-- Task goal --
Nothing after the line with "0.011, 0.002, 0.134]" belongs in the copy; extract the lines below from the top through that line, pictures left out.

-- Dataset content --
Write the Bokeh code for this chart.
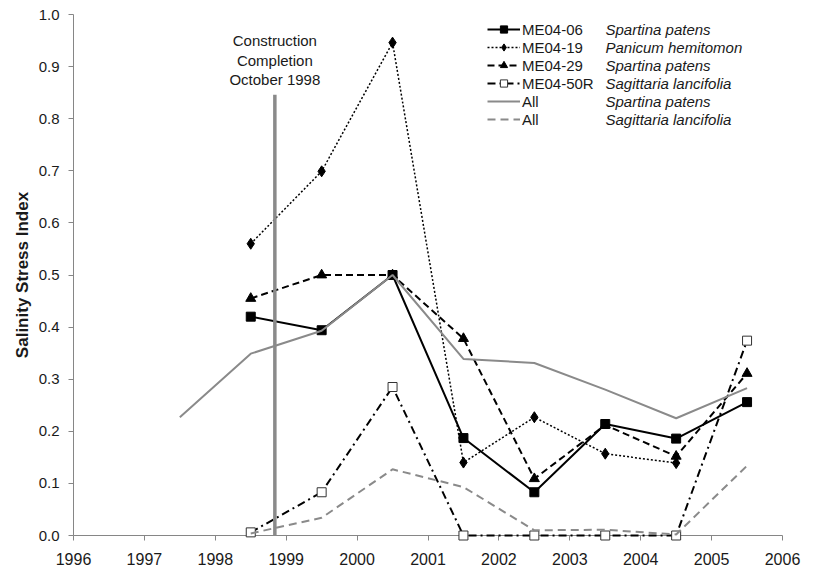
import math

from bokeh.plotting import figure
from bokeh.models import (Legend, LegendItem, Label, FixedTicker,
                          PrintfTickFormatter, Range1d)
from bokeh.embed import file_html
from bokeh.resources import INLINE

nan = float("nan")

# Sampling years (mid-year values)
years = [1997.5, 1998.5, 1999.5, 2000.5, 2001.5, 2002.5, 2003.5, 2004.5, 2005.5]

# Salinity stress index per station / species
me04_06 = [nan, 0.420, 0.394, 0.500, 0.187, 0.083, 0.214, 0.186, 0.256]
me04_19 = [nan, 0.560, 0.699, 0.946, 0.140, 0.227, 0.157, 0.139, nan]
me04_29 = [nan, 0.455, 0.500, 0.500, 0.378, 0.109, 0.212, 0.152, 0.311]
me04_50r = [nan, 0.006, 0.083, 0.285, 0.000, 0.000, 0.000, 0.000, 0.374]
all_spartina = [0.227, 0.349, 0.393, 0.500, 0.339, 0.331, 0.280, 0.225, 0.283]
all_sagittaria = [nan, 0.004, 0.034, 0.127, 0.093, 0.010, 0.011, 0.002, 0.134]

station_labels = ["ME04-06", "ME04-19", "ME04-29", "ME04-50R", "All", "All"]
species_labels = ["Spartina patens", "Panicum hemitomon", "Spartina patens",
                  "Sagittaria lancifolia", "Spartina patens", "Sagittaria lancifolia"]

construction_year = 1998.84
construction_top = 0.846
construction_text = "Construction\nCompletion\nOctober 1998"

x_ticks = list(range(1996, 2007))
y_ticks = [round(0.1 * i, 1) for i in range(11)]

FONT = "Liberation Sans"
AXIS_GREY = "#868686"
LINE_GREY = "#8a8a8a"
TEXT = "#1a1a1a"

p = figure(width=813, height=571, output_backend="svg", toolbar_location=None,
           x_range=Range1d(1996, 2006), y_range=Range1d(0, 1.0),
           min_border_left=73, min_border_right=31,
           min_border_top=14, min_border_bottom=36)
p.background_fill_color = "white"
p.border_fill_color = "white"
p.outline_line_color = None
p.grid.visible = False

# Axes
p.xaxis.ticker = FixedTicker(ticks=x_ticks)
p.xaxis.formatter = PrintfTickFormatter(format="%d")
p.yaxis.ticker = FixedTicker(ticks=y_ticks)
p.yaxis.formatter = PrintfTickFormatter(format="%.1f")
for ax in (p.xaxis, p.yaxis):
    ax.axis_line_color = AXIS_GREY
    ax.axis_line_width = 1
    ax.major_tick_line_color = AXIS_GREY
    ax.major_tick_out = 5
    ax.major_tick_in = 0
    ax.minor_tick_line_color = None
    ax.major_label_text_font = FONT
    ax.major_label_text_font_size = "15px"
    ax.major_label_text_color = TEXT
p.xaxis.major_label_text_font_size = "16px"
p.xaxis.major_label_standoff = 12
p.yaxis.major_label_standoff = 9
p.yaxis.axis_label = "Salinity Stress Index"
p.yaxis.axis_label_text_font = FONT
p.yaxis.axis_label_text_font_style = "bold"
p.yaxis.axis_label_text_font_size = "17px"
p.yaxis.axis_label_text_color = TEXT
p.yaxis.axis_label_standoff = 4

# Series (drawn at overlay level so markers sitting on the axis are not cut off)
TOP = "overlay"
l1 = p.line(years, me04_06, line_color="black", line_width=2, level=TOP)
m1 = p.scatter(years, me04_06, marker="square", size=9, color="black", level=TOP)

l2 = p.line(years, me04_19, line_color="black", line_width=1.5, line_dash="2 2", level=TOP)
m2 = p.scatter(years, me04_19, marker="diamond", size=11, color="black", level=TOP)

l3 = p.line(years, me04_29, line_color="black", line_width=2, line_dash="7 4", level=TOP)
m3 = p.scatter(years, me04_29, marker="triangle", size=10, color="black", level=TOP)

l4 = p.line(years, me04_50r, line_color="black", line_width=2, line_dash="8 4 2 4", level=TOP)
m4 = p.scatter(years, me04_50r, marker="square", size=9, fill_color="white",
               line_color="#333333", line_width=1, level=TOP)

l5 = p.line(years, all_spartina, line_color=LINE_GREY, line_width=2, level=TOP)
l6 = p.line(years, all_sagittaria, line_color=LINE_GREY, line_width=2,
            line_dash="8 5", level=TOP)

# Construction completion marker
p.segment(x0=[construction_year], y0=[0], x1=[construction_year], y1=[construction_top],
          line_color=LINE_GREY, line_width=3.5, level=TOP)
p.add_layout(Label(x=construction_year, y=0.966, text=construction_text,
                   text_align="center", text_baseline="top",
                   text_font=FONT, text_font_size="15px", text_color=TEXT,
                   text_line_height=1.15))

# Legend: station names with line samples, species names in italics beside them
ROW = 18
legend_top_px = 19.8      # from the top of the canvas
frame_bottom_px = 535
px_per_unit = 521.0
px_per_year = 70.9
frame_left_px = 73

legend = Legend(
    items=[LegendItem(label=station_labels[0], renderers=[l1, m1]),
           LegendItem(label=station_labels[1], renderers=[l2, m2]),
           LegendItem(label=station_labels[2], renderers=[l3, m3]),
           LegendItem(label=station_labels[3], renderers=[l4, m4]),
           LegendItem(label=station_labels[4], renderers=[l5]),
           LegendItem(label=station_labels[5], renderers=[l6])],
    location=(414, round(frame_bottom_px - legend_top_px - ROW * 6)),
    padding=0, margin=0, spacing=0,
    glyph_width=33, glyph_height=ROW, label_height=ROW, label_standoff=2,
    label_text_font=FONT, label_text_font_size="15px", label_text_color=TEXT,
    border_line_color=None, background_fill_alpha=0,
)
p.add_layout(legend)

species_x = 1996 + (605 - frame_left_px) / px_per_year
for i, name in enumerate(species_labels):
    yc = legend_top_px + ROW * (i + 0.5)
    p.add_layout(Label(x=species_x, y=(frame_bottom_px - yc) / px_per_unit, text=name,
                       text_align="left", text_baseline="middle",
                       text_font=FONT, text_font_size="15px",
                       text_font_style="italic", text_color=TEXT))

open("out.html", "w").write(file_html(p, INLINE))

-- Task result --
Write the Bokeh code for this chart.
import math

from bokeh.plotting import figure
from bokeh.models import (Legend, LegendItem, Label, FixedTicker,
                          PrintfTickFormatter, Range1d)
from bokeh.embed import file_html
from bokeh.resources import INLINE

nan = float("nan")

# Sampling years (mid-year values)
years = [1997.5, 1998.5, 1999.5, 2000.5, 2001.5, 2002.5, 2003.5, 2004.5, 2005.5]

# Salinity stress index per station / species
me04_06 = [nan, 0.420, 0.394, 0.500, 0.187, 0.083, 0.214, 0.186, 0.256]
me04_19 = [nan, 0.560, 0.699, 0.946, 0.140, 0.227, 0.157, 0.139, nan]
me04_29 = [nan, 0.455, 0.500, 0.500, 0.378, 0.109, 0.212, 0.152, 0.311]
me04_50r = [nan, 0.006, 0.083, 0.285, 0.000, 0.000, 0.000, 0.000, 0.374]
all_spartina = [0.227, 0.349, 0.393, 0.500, 0.339, 0.331, 0.280, 0.225, 0.283]
all_sagittaria = [nan, 0.004, 0.034, 0.127, 0.093, 0.010, 0.011, 0.002, 0.134]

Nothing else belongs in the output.